Titov Veles is no “ostalgie”-film and more of an appraisal of the things lost to communism – the world did not wait for Macedonia or Yugoslavia, and now Veles seems stranded in time. Veles’ blight, figurative within history or literal in its urban decay, is the central concern of the entire town and focused in the film upon three sisters. Veles’ decline prompts talk of flight – Slavica (Ana Kostovska), the eldest dreams of an older suitor who provides material security; Sapho (Nikolina Kujaca) unironically desires the economic opportunities to be found in Greece; Afrodita (Labina Mitevska), rendered mute after the death of the father, finds escape through her own meditations and in her maternal desires.

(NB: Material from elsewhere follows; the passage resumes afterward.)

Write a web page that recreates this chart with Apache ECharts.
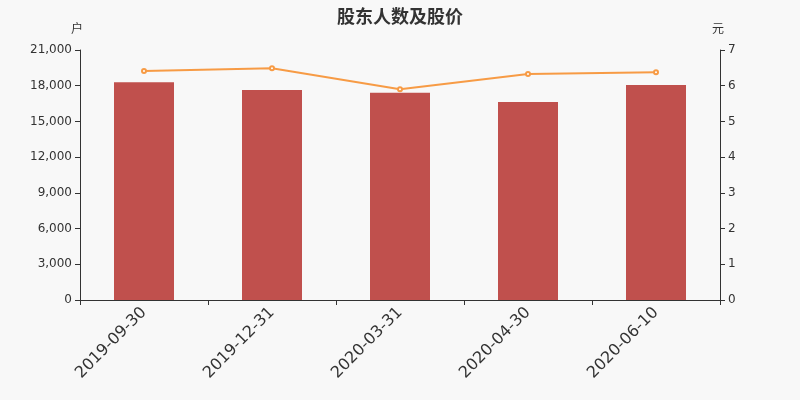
<!DOCTYPE html>
<html>
<head>
<meta charset="utf-8">
<script src="https://cdn.jsdelivr.net/npm/echarts@6/dist/echarts.min.js"></script>
<style>
  html, body { margin: 0; padding: 0; background: #f8f8f8; }
  #chart { width: 800px; height: 400px; }
</style>
</head>
<body>
<div id="chart"></div>
<script>
// 报告期
const dates = ['2019-09-30', '2019-12-31', '2020-03-31', '2020-04-30', '2020-06-10'];
// 股东户数（户）
const holders = [18300, 17640, 17410, 16630, 18060];
// 股价（元）
const prices = [6.41, 6.49, 5.90, 6.33, 6.38];

const chart = echarts.init(document.getElementById('chart'));

const axisColor = '#333';
const font = 'DejaVu Sans, sans-serif';
const cjk = 'Noto Sans CJK SC, sans-serif';

const option = {
  backgroundColor: '#f8f8f8',
  animation: false,
  title: {
    text: '股东人数及股价',
    left: 'center',
    top: 2,
    textStyle: {
      fontSize: 18,
      fontWeight: 'bold',
      color: '#333',
      fontFamily: cjk
    }
  },
  grid: {
    left: 80,
    right: 80,
    top: 50,
    bottom: 100
  },
  xAxis: {
    type: 'category',
    data: dates,
    axisLine: { lineStyle: { color: axisColor } },
    axisTick: { show: true, lineStyle: { color: axisColor } },
    axisLabel: {
      rotate: 45,
      fontSize: 16,
      color: '#333',
      fontFamily: font,
      margin: 10
    }
  },
  yAxis: [{
      type: 'value',
      name: '户',
      nameGap: 16,
      nameTextStyle: { color: '#333', fontSize: 12, align: 'center', padding: [0, 6, 0, 0], fontFamily: cjk },
      min: 0,
      max: 21000,
      interval: 3000,
      position: 'left',
      splitLine: { show: false },
      axisLine: { show: true, lineStyle: { color: axisColor } },
      axisTick: { show: true, lineStyle: { color: axisColor } },
      axisLabel: {
        color: '#333',
        fontSize: 12,
        fontFamily: font,
        formatter: v => v.toLocaleString('en-US')
      }
    },
    {
      type: 'value',
      name: '元',
      nameGap: 16,
      nameTextStyle: { color: '#333', fontSize: 12, align: 'center', padding: [0, 4, 0, 0], fontFamily: cjk },
      min: 0,
      max: 7,
      interval: 1,
      position: 'right',
      splitLine: { show: false },
      axisLine: { show: true, lineStyle: { color: axisColor } },
      axisTick: { show: true, lineStyle: { color: axisColor } },
      axisLabel: {
        color: '#333',
        fontSize: 12,
        fontFamily: font
      }
    }
  ],
  series: [{
      name: '股东户数',
      type: 'bar',
      yAxisIndex: 0,
      data: holders,
      barWidth: 60,
      itemStyle: { color: '#c0504d' }
    },
    {
      name: '股价',
      type: 'line',
      yAxisIndex: 1,
      data: prices,
      symbol: 'emptyCircle',
      symbolSize: 4,
      lineStyle: { color: '#f79b45', width: 2 },
      itemStyle: { color: '#f79b45' }
    }
  ]
};

chart.setOption(option);
</script>
</body>
</html>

The rootless Macedonian is the revolving characteristic of the film. Talk is of emigration and jobs that are difficult to come by. In the post-communist moment, it seems as though whatever future that could have been imagined had been appropriated by the clinging symbols of the past. Bitter, verging on the morose, Veles prompts the most foolhardy optimism to combat the bleakness of reality, a tactic that seemingly pays dividends when both Afrodita’s sisters find implausible ways out of the city.

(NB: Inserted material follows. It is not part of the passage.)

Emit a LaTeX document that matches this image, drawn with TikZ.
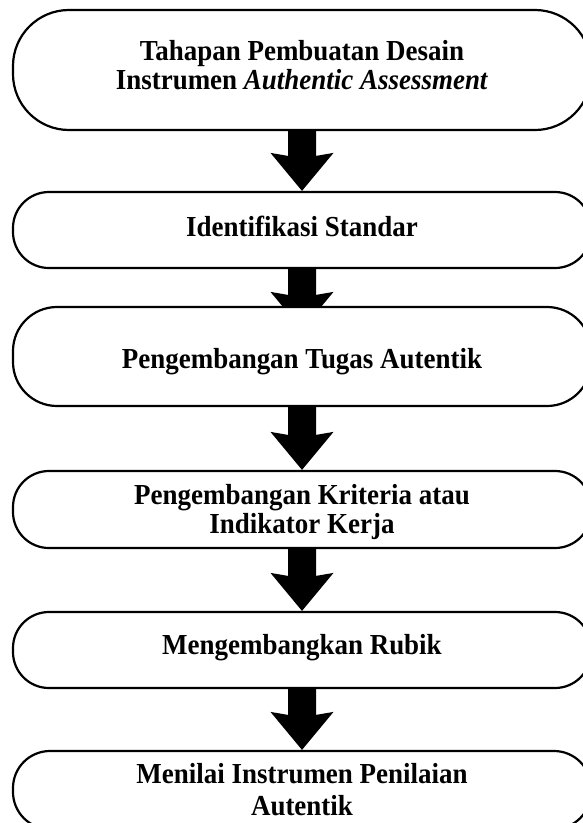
\documentclass[tikz,border=0pt]{standalone}
\usepackage{fontspec}
\setmainfont{Liberation Serif}[FakeStretch=0.93]
\usetikzlibrary{calc,backgrounds}
\newcommand\fatarrow[2]{%
  \fill[black] ($(#1)+(-14,0)$) -- ($(#1)+(14,0)$) -- ($(#2)+(14,-35)$)
    -- ($(#2)+(31.5,-38)$) -- (#2) -- ($(#2)+(-31.5,-38)$)
    -- ($(#2)+(-14,-35)$) -- cycle;}
\begin{document}
\begin{tikzpicture}[x=1bp,y=-1bp,
  stage/.style={draw=black, fill=white, line width=2.2bp, minimum width=578bp,
    align=center, inner sep=0pt,
    font=\fontsize{29bp}{29bp}\selectfont\bfseries}]
\useasboundingbox (0,0) rectangle (583,823);
\clip (0,0) rectangle (583,823);
\node[stage, minimum height=120bp, rounded corners=56bp] (b1) at (302,70)
  {Tahapan Pembuatan Desain\\Instrumen \textit{Authentic Assessment}\rule[-10.8bp]{0pt}{10.8bp}};
\node[stage, minimum height=76bp, rounded corners=36bp, text height=19bp, text depth=7bp] (b2) at (302,230)
  {Identifikasi Standar};
\node[stage, minimum height=99bp, rounded corners=44bp, text height=23bp, text depth=0bp] (b3) at (302,356.5)
  {Pengembangan Tugas Autentik};
\node[stage, minimum height=77bp, rounded corners=36bp] (b4) at (302,509.5)
  {\rule{0pt}{26bp}Pengembangan Kriteria atau\\Indikator Kerja};
\node[stage, minimum height=76bp, rounded corners=36bp, text height=19bp, text depth=11bp] (b5) at (302,650)
  {Mengembangkan Rubik};
\node[stage, minimum height=78bp, rounded corners=37bp] (b6) at (302,790)
  {Menilai Instrumen Penilaian\\[3bp]Autentik};
\coordinate (a2end) at ($(b3.north)+(0,24)$);
\begin{scope}[on background layer]
  \fatarrow{b1.south}{b2.north}
  \fatarrow{b2.south}{a2end}
  \fatarrow{b3.south}{b4.north}
  \fatarrow{b4.south}{b5.north}
  \fatarrow{b5.south}{b6.north}
\end{scope}
\end{tikzpicture}
\end{document}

Which leaves Afrodita herself. Uncomfortable as she is with reality, Afrodita’s thoughts are depicted in classically blurry dream sequences. With the departure of her sisters, Afrodita’s grasp of reality becomes even more tenuous, her perceptions become less and less grounded. Director Mitevska joins in, increasingly building the narrative with greater subjectivity, questioning Afrodita’s perceptions of the world with less cynicism than one would expect. (Unrelated but interesting: a meta-example of the director’s sisterly love and attention to the character her sister is portraying)
While the film succeeds in carrying the emotional weight upon the shoulders of the uncertain Afrodita, it’s easy to feel bogged down by the morass of the film’s implications. With minor success, Titov Veles is the sort of film that would reward a prepared viewer and at least pander to the festival-goer. Its slow, deliberate pace enables Mitevska to unfold her distinctive visuals and experiment with a lethargic narrative.

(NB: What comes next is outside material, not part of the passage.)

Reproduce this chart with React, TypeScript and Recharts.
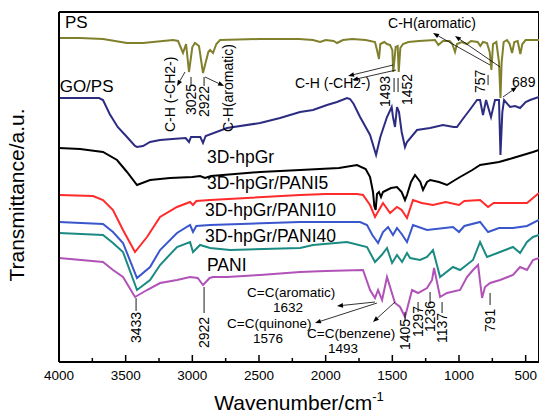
import React from 'react';
import { LineChart, Line, XAxis, YAxis, ReferenceLine, ReferenceDot } from 'recharts';

const FONT = '"Liberation Sans", Arial, Helvetica, sans-serif';

const majorTicks = [4000, 3500, 3000, 2500, 2000, 1500, 1000, 500];
const minorTicks = [3750, 3250, 2750, 2250, 1750, 1250, 750];

// [wavenumber, transmittance (a.u., offset-stacked)]
const psPts: [number, number][] = [
  [4000, 324], [3842, 324], [3670, 323], [3490, 319], [3370, 319], [3145, 322], [3107, 321], [3070, 309],
  [3047, 318], [3025, 290], [3000, 315], [2980, 319], [2950, 316], [2920, 289], [2880, 310], [2867, 312],
  [2845, 309], [2820, 318], [2792, 322], [2500, 323], [2200, 323], [2095, 322], [2042, 320], [2000, 322],
  [1940, 321], [1915, 319], [1870, 322], [1800, 323], [1700, 322], [1630, 320], [1615, 312], [1600, 303],
  [1590, 318], [1560, 320], [1540, 318], [1517, 317], [1500, 312], [1493, 290], [1475, 315], [1460, 316],
  [1452, 290], [1440, 314], [1420, 318], [1380, 320], [1300, 321], [1180, 322], [1155, 317], [1120, 321],
  [1070, 321], [1050, 318], [1030, 310], [1015, 318], [980, 320], [940, 318], [910, 321], [860, 320],
  [840, 316], [820, 320], [790, 319], [770, 310], [757, 292], [745, 318], [720, 320], [700, 300],
  [689, 264], [680, 300], [665, 320], [640, 322], [620, 318], [602, 309], [585, 320], [560, 321],
  [540, 308], [525, 318], [500, 322], [450, 322], [400, 322],
];

const gopsPts: [number, number][] = [
  [4000, 264], [3842, 264], [3700, 264], [3670, 262], [3620, 248], [3560, 235], [3490, 225], [3430, 216],
  [3415, 215], [3370, 216], [3317, 220], [3242, 222], [3150, 223], [3050, 224], [3025, 220], [3010, 225],
  [2940, 225], [2920, 219], [2900, 226], [2740, 234], [2492, 239], [2342, 244], [2192, 250], [2095, 252],
  [1990, 257], [1915, 260], [1840, 264], [1817, 263], [1790, 258], [1742, 245], [1667, 227], [1622, 207],
  [1590, 225], [1540, 245], [1505, 255], [1495, 245], [1480, 235], [1465, 255], [1450, 250], [1430, 230],
  [1405, 215], [1390, 220], [1315, 232], [1217, 234], [1120, 237], [1040, 235], [1015, 235], [977, 242],
  [920, 252], [865, 262], [842, 262], [820, 247], [797, 262], [760, 245], [730, 262], [700, 262],
  [689, 207], [675, 250], [662, 262], [617, 255], [580, 256], [542, 254], [500, 260], [467, 262], [400, 265],
];

const hpgrPts: [number, number][] = [
  [4000, 214], [3842, 213], [3670, 210], [3565, 202], [3490, 190], [3415, 177], [3317, 182], [3167, 184],
  [3000, 185], [2942, 186], [2905, 184], [2860, 186], [2492, 190], [2192, 192], [1900, 194], [1765, 197],
  [1700, 193], [1667, 185], [1645, 170], [1635, 156], [1625, 152], [1615, 168], [1600, 170], [1585, 165],
  [1570, 170], [1540, 172], [1510, 174], [1465, 175], [1430, 170], [1405, 162], [1390, 167], [1360, 180],
  [1330, 187], [1290, 180], [1270, 172], [1240, 180], [1215, 182], [1150, 180], [1090, 177], [1030, 182],
  [992, 185], [900, 192], [842, 197], [700, 200], [595, 204], [445, 210], [400, 212],
];

const pani10Pts: [number, number][] = [
  [4000, 167], [3745, 166], [3670, 162], [3595, 152], [3520, 132], [3430, 110], [3340, 125], [3242, 145],
  [3115, 155], [3017, 160], [2995, 157], [2970, 161], [2867, 162], [2192, 167], [2000, 168], [1765, 168],
  [1720, 167], [1667, 157], [1630, 145], [1600, 152], [1570, 159], [1517, 149], [1465, 155], [1430, 152],
  [1390, 144], [1345, 162], [1280, 159], [1195, 157], [1100, 160], [1000, 157], [960, 161], [842, 162],
  [782, 155], [740, 159], [595, 159], [490, 159], [400, 169],
];

const pani40Pts: [number, number][] = [
  [4000, 140], [3670, 138], [3595, 130], [3520, 119], [3415, 84], [3317, 95], [3242, 112], [3115, 129],
  [3017, 137], [2995, 130], [2970, 136], [2867, 137], [2192, 140], [2000, 140], [1742, 140], [1690, 137],
  [1650, 127], [1607, 119], [1570, 130], [1532, 135], [1495, 127], [1465, 134], [1430, 128], [1390, 120],
  [1345, 137], [1240, 132], [1045, 135], [1000, 130], [960, 136], [842, 140], [782, 130], [700, 134],
  [595, 134], [490, 136], [400, 142],
];

const tealPts: [number, number][] = [
  [4000, 129], [3670, 127], [3595, 119], [3520, 110], [3415, 72], [3317, 82], [3242, 97], [3115, 115],
  [3017, 120], [2995, 110], [2942, 117], [2867, 114], [2717, 112], [2192, 114], [2095, 117], [1840, 120],
  [1690, 115], [1630, 100], [1580, 107], [1540, 114], [1502, 99], [1465, 107], [1427, 100], [1390, 109],
  [1367, 104], [1292, 102], [1240, 105], [1195, 112], [1142, 85], [1045, 95], [992, 92], [895, 102],
  [842, 120], [790, 105], [692, 110], [595, 115], [542, 109], [490, 120], [445, 125], [400, 127],
];

const paniPts: [number, number][] = [
  [4000, 104], [3670, 100], [3595, 92], [3520, 85], [3430, 65], [3340, 72], [3242, 79], [3115, 82],
  [3017, 85], [2960, 84], [2920, 77], [2870, 84], [2845, 85], [2740, 85], [2492, 87], [2192, 90],
  [2000, 91], [1720, 92], [1667, 72], [1630, 64], [1607, 72], [1577, 62], [1540, 85], [1480, 59],
  [1442, 55], [1405, 45], [1352, 72], [1307, 69], [1240, 74], [1202, 82], [1187, 94], [1142, 65],
  [1090, 69], [992, 72], [940, 85], [895, 92], [857, 97], [827, 64], [805, 75], [767, 79], [692, 82],
  [595, 87], [542, 95], [490, 92], [445, 102], [400, 104],
];

const seriesNames = ['PS', 'GO/PS', '3D-hpGr', '3D-hpGr/PANI5', '3D-hpGr/PANI10', '3D-hpGr/PANI40', 'PANI'];
const seriesColors = ['#80802c', '#2c2c82', '#000000', '#ff2a2a', '#3a56cc', '#1a8a82', '#b052b8'];
const seriesPts = [psPts, gopsPts, hpgrPts, pani10Pts, pani40Pts, tealPts, paniPts];

// horizontal labels: [text, wavenumber, value, fontSize]
const hLabels: [string, number, number, number][] = [
  ['PS', 3955, 334, 17], ['GO/PS', 3995, 270, 17],
  ['3D-hpGr', 2890, 199, 17.5], ['3D-hpGr/PANI5', 2890, 173, 17.5], ['3D-hpGr/PANI10', 2905, 146, 17.5],
  ['3D-hpGr/PANI40', 2905, 120, 17.5], ['PANI', 2890, 91, 17.5],
  ['C-H(aromatic)', 1532, 334, 14], ['C-H (-CH2-)', 2230, 274, 14], ['689', 602, 275, 14],
  ['C=C(aromatic)', 2590, 65, 13.5], ['1632', 2395, 50, 13.5], ['C=C(quinone)', 2740, 34, 13.5],
  ['1576', 2545, 19, 13.5], ['C=C(benzene)', 2140, 24, 13.5], ['1493', 1982, 9, 13.5],
];

// rotated labels: [text, wavenumber, bottom value]
const vLabels: [string, number, number][] = [
  ['C-H (-CH2-)', 3167, 230], ['3025', 3010, 247], ['2922', 2912, 245], ['C-H(aromatic)', 2732, 230],
  ['1493', 1555, 255], ['1452', 1390, 257], ['757', 842, 269],
  ['3433', 3422, 19], ['2922', 2912, 14], ['1405', 1405, 12], ['1297', 1307, 25], ['1236', 1217, 30],
  ['1137', 1127, 19], ['791', 767, 30],
];

// leader lines: [wavenumber, v1, v2]
const leaders: [number, number, number][] = [
  [3010, 285, 276], [2912, 285, 276], [1487, 284, 270], [1457, 284, 270], [782, 287, 277],
  [3422, 64, 51], [2912, 75, 49], [1405, 50, 41], [1307, 60, 50], [1217, 70, 58], [1127, 60, 49], [767, 69, 57],
];

// arrows: [fromW, fromV, toW, toV]
const arrows: [number, number, number, number][] = [
  [3055, 290, 3115, 276], [2905, 285, 2762, 276], [767, 297, 1195, 329], [692, 295, 1030, 326],
  [1495, 297, 1832, 286], [1472, 292, 1802, 282], [670, 265, 565, 275],
  [1630, 60, 1915, 56], [1615, 59, 2080, 39], [1480, 60, 1645, 40],
];

const AxisTick = (props: any) => {
  const { x, y, payload } = props;
  const v = payload.value;
  const major = v % 500 === 0;
  return (
    <g>
      <line x1={x} x2={x} y1={y} y2={y - (major ? 7 : 4)} stroke="#000" strokeWidth={1.5} />
      {major && (
        <text x={x} y={y + 18} textAnchor="middle" fontSize={13.5} fontFamily={FONT} fill="#000">
          {v}
        </text>
      )}
    </g>
  );
};

const arrowShape = (p: any) => {
  const { x1, y1, x2, y2 } = p;
  const ang = Math.atan2(y2 - y1, x2 - x1);
  const L = 6, W = 2.3;
  const bx = x2 - L * Math.cos(ang);
  const by = y2 - L * Math.sin(ang);
  const pts = `${x2},${y2} ${bx + W * Math.sin(ang)},${by - W * Math.cos(ang)} ${bx - W * Math.sin(ang)},${by + W * Math.cos(ang)}`;
  return (
    <g>
      <line x1={x1} y1={y1} x2={bx} y2={by} stroke="#000" strokeWidth={0.8} />
      <polygon points={pts} fill="#000" />
    </g>
  );
};

export default function App() {
  return (
    <div style={{ position: 'absolute', left: 0, top: 0, width: 539, height: 416, background: '#fff' }}>
      <LineChart width={539} height={416} margin={{ top: 12, right: 0, bottom: 24, left: 0 }}>
        <XAxis
          type="number"
          dataKey="x"
          domain={[400, 4000]}
          reversed
          allowDataOverflow
          ticks={[...majorTicks, ...minorTicks].sort((a, b) => b - a)}
          interval={0}
          tickSize={0}
          tickMargin={0}
          tickLine={false}
          tick={<AxisTick />}
          height={30}
          axisLine={{ stroke: '#000', strokeWidth: 2 }}
          label={(p: any) => {
            const vb = p.viewBox || { x: 59, y: 362, width: 480 };
            return (
              <text x={vb.x + vb.width / 2} y={410} textAnchor="middle" fontSize={21} fontFamily={FONT} fill="#000">
                Wavenumber/cm
                <tspan dy={-9} fontSize={13}>-1</tspan>
              </text>
            );
          }}
        />
        <YAxis
          type="number"
          domain={[0, 350]}
          allowDataOverflow
          width={59}
          tick={false}
          tickLine={false}
          axisLine={{ stroke: '#000', strokeWidth: 2 }}
          label={(p: any) => {
            const vb = p.viewBox || { x: 0, y: 12, height: 350 };
            const cy = vb.y + vb.height / 2 + 8;
            return (
              <text x={24} y={cy} transform={`rotate(-90 24 ${cy})`} textAnchor="middle" fontSize={21} fontFamily={FONT} fill="#000">
                Transmittance/a.u.
              </text>
            );
          }}
        />
        <ReferenceLine y={350} stroke="#000" strokeWidth={2} ifOverflow="visible" />
        <ReferenceLine x={400} stroke="#000" strokeWidth={2} ifOverflow="visible" />
        {seriesPts.map((pts, i) => (
          <Line
            key={seriesNames[i]}
            name={seriesNames[i]}
            data={pts.map(([x, y]) => ({ x, y }))}
            dataKey="y"
            type="linear"
            stroke={seriesColors[i]}
            strokeWidth={2}
            dot={false}
            activeDot={false}
            isAnimationActive={false}
          />
        ))}
        {leaders.map(([w, a, b], i) => (
          <ReferenceLine key={'ld' + i} segment={[{ x: w, y: a }, { x: w, y: b }]} stroke="#000" strokeWidth={0.9} ifOverflow="visible" />
        ))}
        {arrows.map(([w1, v1, w2, v2], i) => (
          <ReferenceLine key={'ar' + i} segment={[{ x: w1, y: v1 }, { x: w2, y: v2 }]} ifOverflow="visible" shape={arrowShape} />
        ))}
        {hLabels.map(([t, w, v, fs], i) => (
          <ReferenceDot
            key={'hl' + i}
            x={w}
            y={v}
            r={0}
            ifOverflow="visible"
            shape={(p: any) => (
              <text x={p.cx} y={p.cy} fontSize={fs} fontFamily={FONT} fill="#000">
                {t}
              </text>
            )}
          />
        ))}
        {vLabels.map(([t, w, v], i) => (
          <ReferenceDot
            key={'vl' + i}
            x={w}
            y={v}
            r={0}
            ifOverflow="visible"
            shape={(p: any) => (
              <text
                x={p.cx}
                y={p.cy}
                transform={`rotate(-90 ${p.cx} ${p.cy})`}
                dominantBaseline="central"
                fontSize={14}
                fontFamily={FONT}
                fill="#000"
              >
                {t}
              </text>
            )}
          />
        ))}
      </LineChart>
    </div>
  );
}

Ultimately, however, with the slim exception of Labina Mitevska, the film’s performances feel a little flat, a little too unforgiving, and just a little too stained with the taint of Veles. Titov Veles does not necessarily engender a viewer’s interest aside from a morbid curiosity of the town’s declining state. Nevertheless, a curious choice for a country’s submission to the Academy Awards, banking perhaps on an arthouse sentiment.
Yet the film’s assertion is that it is from Titov Veles, a town that accordingly no longer exists. Amended with an honorific to the Yugoslavian dictator, Veles, it seems, is not Veles without its Titoist past. Claiming that one is from Titov Veles is a poignant statement, not happily resolved by any cut-rate ostalgie but by a vicious reminder and recognition of the ways we find ourselves entrapped by our historical situations. Titov Veles was Veles during the communist era, but Veles will remain Titov Veles while the dominant concerns rest with how to resolve a history in a contemporary world. Unfortunately, the film does not succeed and a viewer can be left wondering just where that prognosis leaves a deeply cynical and dysfunctional society.